Nepal election outcome unnerves India

A man casts his vote during the parliamentary and provincial elections in Bhaktapur, Nepal, on December 7. (Reuters)

NEW DELHI: The question of whether India is losing influence in South Asia to China has assumed added significance in light of the recent election victory by an anti-India leftist alliance in Nepal.
The coalition forged between the Communist Party of Nepal-Unified Marxist Leninist and the Communist Party of Nepal (Maoist Center) is known for its ties with Beijing.
“Changing global politics and the rise of China have affected Nepal’s political dynamics,” Mallika Shakya, a Nepali academic at the New Delhi-based South Asia University, told Arab News.
Happymon Jacob, assistant professor at Jawaharlal Nehru University, told Arab News: “China’s growing presence in South Asia has disconcerted India in its traditional sphere of influence.”
He said New Delhi’s “visionless policy in South Asia has cost us very dearly, not only in Nepal but also in Sri Lanka and the Maldives.”
Jacob added: “In Nepal, the unwarranted economic blockade over a year ago has cost us dearly. In the Maldives, the way we tried to interfere in its domestic affairs has alienated us.”

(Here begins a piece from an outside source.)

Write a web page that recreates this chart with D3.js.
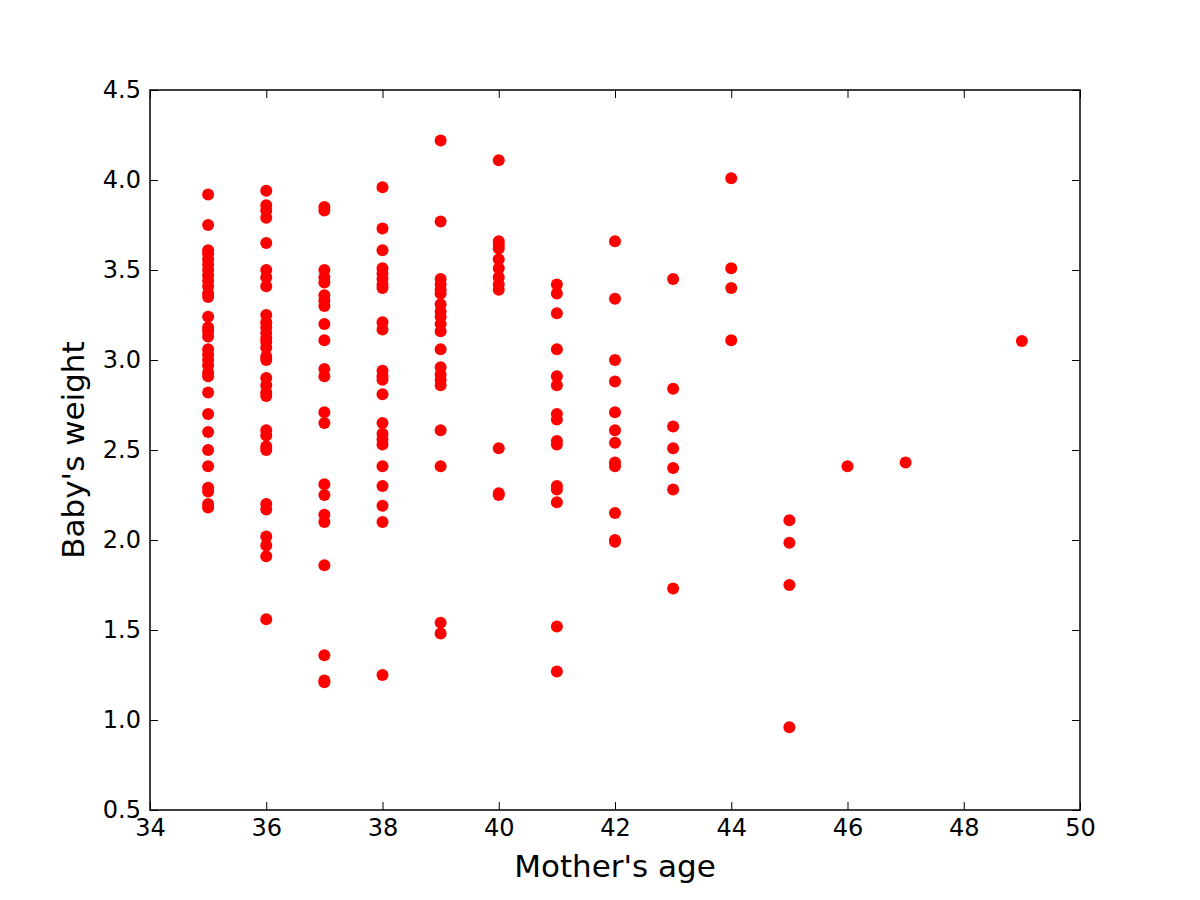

New Delhi-based journalist Suman Sharma said: “India wants to be seen not to be losing ground to China. The strategic partnership with the US is aimed at counterbalancing China.”
India’s former Foreign Secretary Kanwal Sibal told Arab News: “The relative loss of India’s influence in its neighborhood is due to China, which is a highly destabilizing force in the region.”
He said: “Smaller neighbors use the China card in order to have the best of both worlds, and we have to live with it.”
Jacob said: “China is a rising power, so it’s natural that small neighbors will turn to it. But it wouldn’t have happened so quickly had India been careful in dealing with the neighborhood.”
He added: “In a hurry to be a strong ally of a receding power — the US — New Delhi isn’t involving itself proactively in the region.
“Why did we let China negotiate between Myanmar and Bangladesh on the issue of Rohingya repatriation? India should’ve done that.”
But since “China is an inevitable superpower in the region, a confrontational attitude will do no good,” Jacob said. “We need to engage and balance China.”